Set down the data below without change, skipping the pictures it holds.

Stored data ::
-----

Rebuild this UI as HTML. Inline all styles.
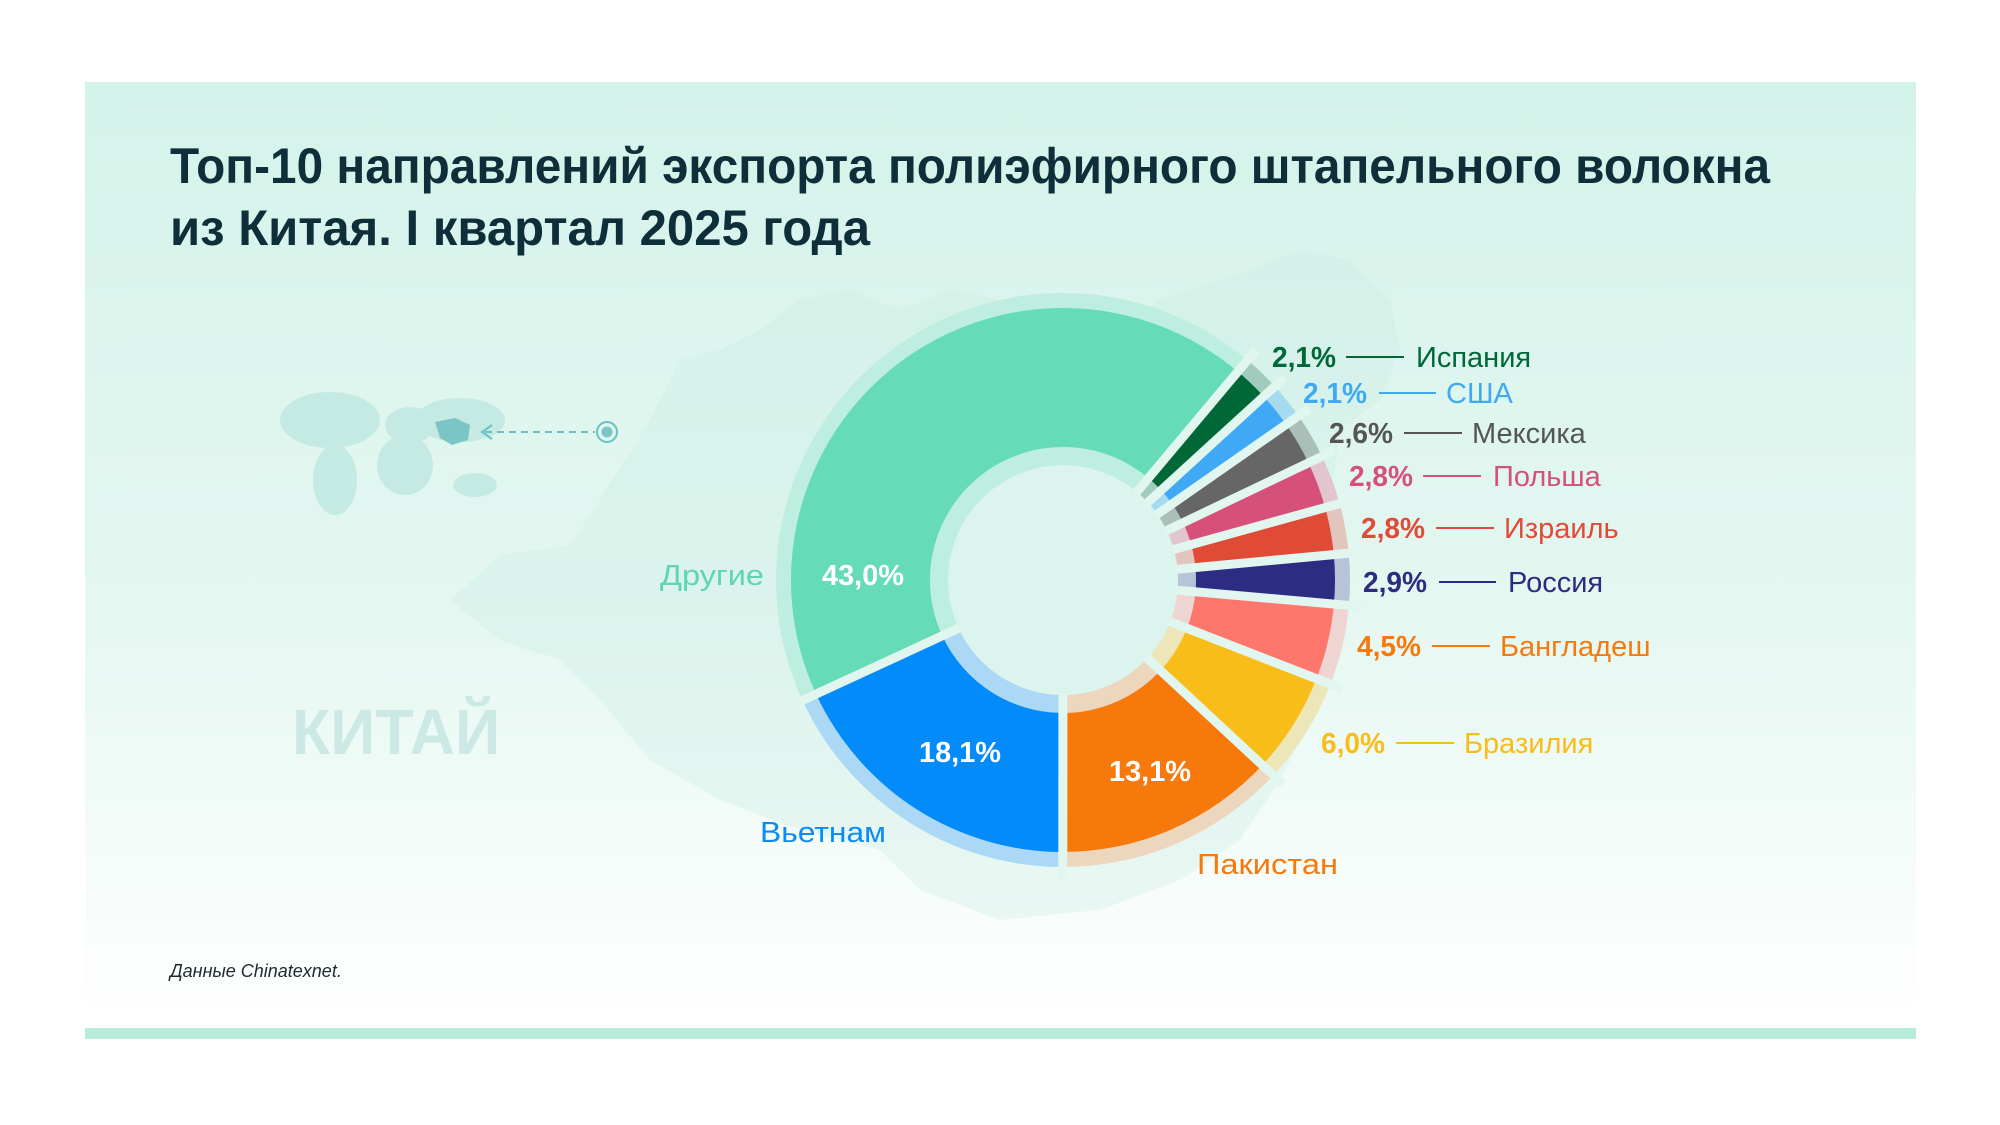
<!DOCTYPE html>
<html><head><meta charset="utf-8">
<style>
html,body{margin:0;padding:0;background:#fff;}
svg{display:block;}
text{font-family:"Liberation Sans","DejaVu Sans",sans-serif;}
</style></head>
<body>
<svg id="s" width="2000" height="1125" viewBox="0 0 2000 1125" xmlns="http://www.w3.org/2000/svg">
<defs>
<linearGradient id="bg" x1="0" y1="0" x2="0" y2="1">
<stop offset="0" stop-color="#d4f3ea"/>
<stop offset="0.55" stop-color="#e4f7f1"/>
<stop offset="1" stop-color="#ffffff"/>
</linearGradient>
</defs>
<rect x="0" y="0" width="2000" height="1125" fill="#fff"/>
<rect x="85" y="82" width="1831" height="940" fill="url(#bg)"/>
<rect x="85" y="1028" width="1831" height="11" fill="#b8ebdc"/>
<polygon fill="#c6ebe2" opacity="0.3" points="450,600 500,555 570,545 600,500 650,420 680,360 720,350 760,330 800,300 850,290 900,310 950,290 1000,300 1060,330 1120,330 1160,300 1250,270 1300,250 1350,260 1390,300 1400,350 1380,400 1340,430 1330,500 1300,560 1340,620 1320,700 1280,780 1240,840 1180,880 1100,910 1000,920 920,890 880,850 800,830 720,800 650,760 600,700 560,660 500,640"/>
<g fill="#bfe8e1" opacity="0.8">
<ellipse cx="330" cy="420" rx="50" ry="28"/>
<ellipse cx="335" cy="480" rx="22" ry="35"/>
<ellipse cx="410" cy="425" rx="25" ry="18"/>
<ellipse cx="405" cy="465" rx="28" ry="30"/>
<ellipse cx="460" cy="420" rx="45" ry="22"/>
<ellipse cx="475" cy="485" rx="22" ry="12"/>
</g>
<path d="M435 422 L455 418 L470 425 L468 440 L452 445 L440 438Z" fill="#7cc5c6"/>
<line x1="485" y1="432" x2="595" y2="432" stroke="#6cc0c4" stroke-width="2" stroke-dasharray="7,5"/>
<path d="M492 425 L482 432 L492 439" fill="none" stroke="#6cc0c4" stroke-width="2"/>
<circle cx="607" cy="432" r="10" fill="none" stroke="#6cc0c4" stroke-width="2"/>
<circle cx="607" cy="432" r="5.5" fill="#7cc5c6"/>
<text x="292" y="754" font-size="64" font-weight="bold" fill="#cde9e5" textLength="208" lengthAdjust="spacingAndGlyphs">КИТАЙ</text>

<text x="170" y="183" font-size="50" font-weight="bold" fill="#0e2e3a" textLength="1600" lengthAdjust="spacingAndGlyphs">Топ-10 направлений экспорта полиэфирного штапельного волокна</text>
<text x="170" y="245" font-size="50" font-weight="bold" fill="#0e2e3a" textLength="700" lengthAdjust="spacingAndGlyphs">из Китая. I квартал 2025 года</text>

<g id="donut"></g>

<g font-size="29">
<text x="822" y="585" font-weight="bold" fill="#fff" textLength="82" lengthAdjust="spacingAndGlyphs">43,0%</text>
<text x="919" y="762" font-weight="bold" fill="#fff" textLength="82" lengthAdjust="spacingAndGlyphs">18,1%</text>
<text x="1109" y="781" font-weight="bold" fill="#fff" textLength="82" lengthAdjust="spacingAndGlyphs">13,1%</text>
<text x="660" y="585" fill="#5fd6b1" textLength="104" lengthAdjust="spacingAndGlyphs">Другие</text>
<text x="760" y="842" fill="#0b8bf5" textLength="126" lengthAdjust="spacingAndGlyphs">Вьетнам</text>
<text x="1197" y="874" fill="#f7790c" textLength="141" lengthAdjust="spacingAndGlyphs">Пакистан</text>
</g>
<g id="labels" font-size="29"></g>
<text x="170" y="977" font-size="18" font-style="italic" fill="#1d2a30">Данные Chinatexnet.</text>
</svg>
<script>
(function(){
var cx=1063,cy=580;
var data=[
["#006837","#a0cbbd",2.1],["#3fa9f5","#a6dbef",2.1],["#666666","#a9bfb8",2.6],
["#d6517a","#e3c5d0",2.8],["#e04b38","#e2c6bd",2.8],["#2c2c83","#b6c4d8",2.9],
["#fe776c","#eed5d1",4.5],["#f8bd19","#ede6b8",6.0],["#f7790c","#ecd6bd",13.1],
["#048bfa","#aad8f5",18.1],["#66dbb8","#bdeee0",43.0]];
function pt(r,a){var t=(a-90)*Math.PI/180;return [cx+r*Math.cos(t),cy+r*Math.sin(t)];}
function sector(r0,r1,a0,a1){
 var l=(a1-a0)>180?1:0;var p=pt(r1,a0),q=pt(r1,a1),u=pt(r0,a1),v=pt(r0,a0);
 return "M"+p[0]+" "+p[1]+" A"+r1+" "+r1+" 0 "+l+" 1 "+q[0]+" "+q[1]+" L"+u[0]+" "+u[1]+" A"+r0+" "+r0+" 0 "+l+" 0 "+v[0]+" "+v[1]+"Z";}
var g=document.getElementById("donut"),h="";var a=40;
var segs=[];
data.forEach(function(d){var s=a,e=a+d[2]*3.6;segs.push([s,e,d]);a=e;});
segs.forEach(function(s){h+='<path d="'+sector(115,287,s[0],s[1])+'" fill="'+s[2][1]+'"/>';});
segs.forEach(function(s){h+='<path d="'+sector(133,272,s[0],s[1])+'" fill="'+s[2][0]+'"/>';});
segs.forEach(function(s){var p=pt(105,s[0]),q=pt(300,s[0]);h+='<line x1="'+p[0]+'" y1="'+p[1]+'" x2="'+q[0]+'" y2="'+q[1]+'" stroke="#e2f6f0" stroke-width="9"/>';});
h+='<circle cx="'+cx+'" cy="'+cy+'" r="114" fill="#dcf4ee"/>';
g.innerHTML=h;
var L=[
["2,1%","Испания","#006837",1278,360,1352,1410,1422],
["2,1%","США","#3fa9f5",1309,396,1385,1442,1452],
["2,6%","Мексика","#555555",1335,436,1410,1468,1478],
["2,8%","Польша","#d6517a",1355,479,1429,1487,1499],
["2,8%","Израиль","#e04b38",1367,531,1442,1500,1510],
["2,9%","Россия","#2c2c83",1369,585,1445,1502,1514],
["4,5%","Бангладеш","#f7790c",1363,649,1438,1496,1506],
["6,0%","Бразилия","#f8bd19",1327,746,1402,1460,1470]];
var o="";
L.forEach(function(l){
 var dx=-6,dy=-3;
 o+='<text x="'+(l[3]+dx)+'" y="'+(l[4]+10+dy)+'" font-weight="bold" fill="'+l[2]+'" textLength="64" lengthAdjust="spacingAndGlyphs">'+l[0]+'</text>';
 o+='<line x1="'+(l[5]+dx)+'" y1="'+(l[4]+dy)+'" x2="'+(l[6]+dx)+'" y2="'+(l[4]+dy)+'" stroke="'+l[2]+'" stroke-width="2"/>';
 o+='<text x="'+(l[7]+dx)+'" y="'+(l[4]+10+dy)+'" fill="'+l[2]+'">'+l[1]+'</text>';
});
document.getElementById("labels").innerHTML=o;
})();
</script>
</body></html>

-----

The solution ::
Rebuild this UI as HTML. Inline all styles.
<!DOCTYPE html>
<html><head><meta charset="utf-8">
<style>
html,body{margin:0;padding:0;background:#fff;}
svg{display:block;}
text{font-family:"Liberation Sans","DejaVu Sans",sans-serif;}
</style></head>
<body>
<svg id="s" width="2000" height="1125" viewBox="0 0 2000 1125" xmlns="http://www.w3.org/2000/svg">
<defs>
<linearGradient id="bg" x1="0" y1="0" x2="0" y2="1">
<stop offset="0" stop-color="#d4f3ea"/>
<stop offset="0.55" stop-color="#e4f7f1"/>
<stop offset="1" stop-color="#ffffff"/>
</linearGradient>
</defs>
<rect x="0" y="0" width="2000" height="1125" fill="#fff"/>
<rect x="85" y="82" width="1831" height="940" fill="url(#bg)"/>
<rect x="85" y="1028" width="1831" height="11" fill="#b8ebdc"/>
<polygon fill="#c6ebe2" opacity="0.3" points="450,600 500,555 570,545 600,500 650,420 680,360 720,350 760,330 800,300 850,290 900,310 950,290 1000,300 1060,330 1120,330 1160,300 1250,270 1300,250 1350,260 1390,300 1400,350 1380,400 1340,430 1330,500 1300,560 1340,620 1320,700 1280,780 1240,840 1180,880 1100,910 1000,920 920,890 880,850 800,830 720,800 650,760 600,700 560,660 500,640"/>
<g fill="#bfe8e1" opacity="0.8">
<ellipse cx="330" cy="420" rx="50" ry="28"/>
<ellipse cx="335" cy="480" rx="22" ry="35"/>
<ellipse cx="410" cy="425" rx="25" ry="18"/>
<ellipse cx="405" cy="465" rx="28" ry="30"/>
<ellipse cx="460" cy="420" rx="45" ry="22"/>
<ellipse cx="475" cy="485" rx="22" ry="12"/>
</g>
<path d="M435 422 L455 418 L470 425 L468 440 L452 445 L440 438Z" fill="#7cc5c6"/>
<line x1="485" y1="432" x2="595" y2="432" stroke="#6cc0c4" stroke-width="2" stroke-dasharray="7,5"/>
<path d="M492 425 L482 432 L492 439" fill="none" stroke="#6cc0c4" stroke-width="2"/>
<circle cx="607" cy="432" r="10" fill="none" stroke="#6cc0c4" stroke-width="2"/>
<circle cx="607" cy="432" r="5.5" fill="#7cc5c6"/>
<text x="292" y="754" font-size="64" font-weight="bold" fill="#cde9e5" textLength="208" lengthAdjust="spacingAndGlyphs">КИТАЙ</text>

<text x="170" y="183" font-size="50" font-weight="bold" fill="#0e2e3a" textLength="1600" lengthAdjust="spacingAndGlyphs">Топ-10 направлений экспорта полиэфирного штапельного волокна</text>
<text x="170" y="245" font-size="50" font-weight="bold" fill="#0e2e3a" textLength="700" lengthAdjust="spacingAndGlyphs">из Китая. I квартал 2025 года</text>

<g id="donut"></g>

<g font-size="29">
<text x="822" y="585" font-weight="bold" fill="#fff" textLength="82" lengthAdjust="spacingAndGlyphs">43,0%</text>
<text x="919" y="762" font-weight="bold" fill="#fff" textLength="82" lengthAdjust="spacingAndGlyphs">18,1%</text>
<text x="1109" y="781" font-weight="bold" fill="#fff" textLength="82" lengthAdjust="spacingAndGlyphs">13,1%</text>
<text x="660" y="585" fill="#5fd6b1" textLength="104" lengthAdjust="spacingAndGlyphs">Другие</text>
<text x="760" y="842" fill="#0b8bf5" textLength="126" lengthAdjust="spacingAndGlyphs">Вьетнам</text>
<text x="1197" y="874" fill="#f7790c" textLength="141" lengthAdjust="spacingAndGlyphs">Пакистан</text>
</g>
<g id="labels" font-size="29"></g>
<text x="170" y="977" font-size="18" font-style="italic" fill="#1d2a30">Данные Chinatexnet.</text>
</svg>
<script>
(function(){
var cx=1063,cy=580;
var data=[
["#006837","#a0cbbd",2.1],["#3fa9f5","#a6dbef",2.1],["#666666","#a9bfb8",2.6],
["#d6517a","#e3c5d0",2.8],["#e04b38","#e2c6bd",2.8],["#2c2c83","#b6c4d8",2.9],
["#fe776c","#eed5d1",4.5],["#f8bd19","#ede6b8",6.0],["#f7790c","#ecd6bd",13.1],
["#048bfa","#aad8f5",18.1],["#66dbb8","#bdeee0",43.0]];
function pt(r,a){var t=(a-90)*Math.PI/180;return [cx+r*Math.cos(t),cy+r*Math.sin(t)];}
function sector(r0,r1,a0,a1){
 var l=(a1-a0)>180?1:0;var p=pt(r1,a0),q=pt(r1,a1),u=pt(r0,a1),v=pt(r0,a0);
 return "M"+p[0]+" "+p[1]+" A"+r1+" "+r1+" 0 "+l+" 1 "+q[0]+" "+q[1]+" L"+u[0]+" "+u[1]+" A"+r0+" "+r0+" 0 "+l+" 0 "+v[0]+" "+v[1]+"Z";}
var g=document.getElementById("donut"),h="";var a=40;
var segs=[];
data.forEach(function(d){var s=a,e=a+d[2]*3.6;segs.push([s,e,d]);a=e;});
segs.forEach(function(s){h+='<path d="'+sector(115,287,s[0],s[1])+'" fill="'+s[2][1]+'"/>';});
segs.forEach(function(s){h+='<path d="'+sector(133,272,s[0],s[1])+'" fill="'+s[2][0]+'"/>';});
segs.forEach(function(s){var p=pt(105,s[0]),q=pt(300,s[0]);h+='<line x1="'+p[0]+'" y1="'+p[1]+'" x2="'+q[0]+'" y2="'+q[1]+'" stroke="#e2f6f0" stroke-width="9"/>';});
h+='<circle cx="'+cx+'" cy="'+cy+'" r="114" fill="#dcf4ee"/>';
g.innerHTML=h;
var L=[
["2,1%","Испания","#006837",1278,360,1352,1410,1422],
["2,1%","США","#3fa9f5",1309,396,1385,1442,1452],
["2,6%","Мексика","#555555",1335,436,1410,1468,1478],
["2,8%","Польша","#d6517a",1355,479,1429,1487,1499],
["2,8%","Израиль","#e04b38",1367,531,1442,1500,1510],
["2,9%","Россия","#2c2c83",1369,585,1445,1502,1514],
["4,5%","Бангладеш","#f7790c",1363,649,1438,1496,1506],
["6,0%","Бразилия","#f8bd19",1327,746,1402,1460,1470]];
var o="";
L.forEach(function(l){
 var dx=-6,dy=-3;
 o+='<text x="'+(l[3]+dx)+'" y="'+(l[4]+10+dy)+'" font-weight="bold" fill="'+l[2]+'" textLength="64" lengthAdjust="spacingAndGlyphs">'+l[0]+'</text>';
 o+='<line x1="'+(l[5]+dx)+'" y1="'+(l[4]+dy)+'" x2="'+(l[6]+dx)+'" y2="'+(l[4]+dy)+'" stroke="'+l[2]+'" stroke-width="2"/>';
 o+='<text x="'+(l[7]+dx)+'" y="'+(l[4]+10+dy)+'" fill="'+l[2]+'">'+l[1]+'</text>';
});
document.getElementById("labels").innerHTML=o;
})();
</script>
</body></html>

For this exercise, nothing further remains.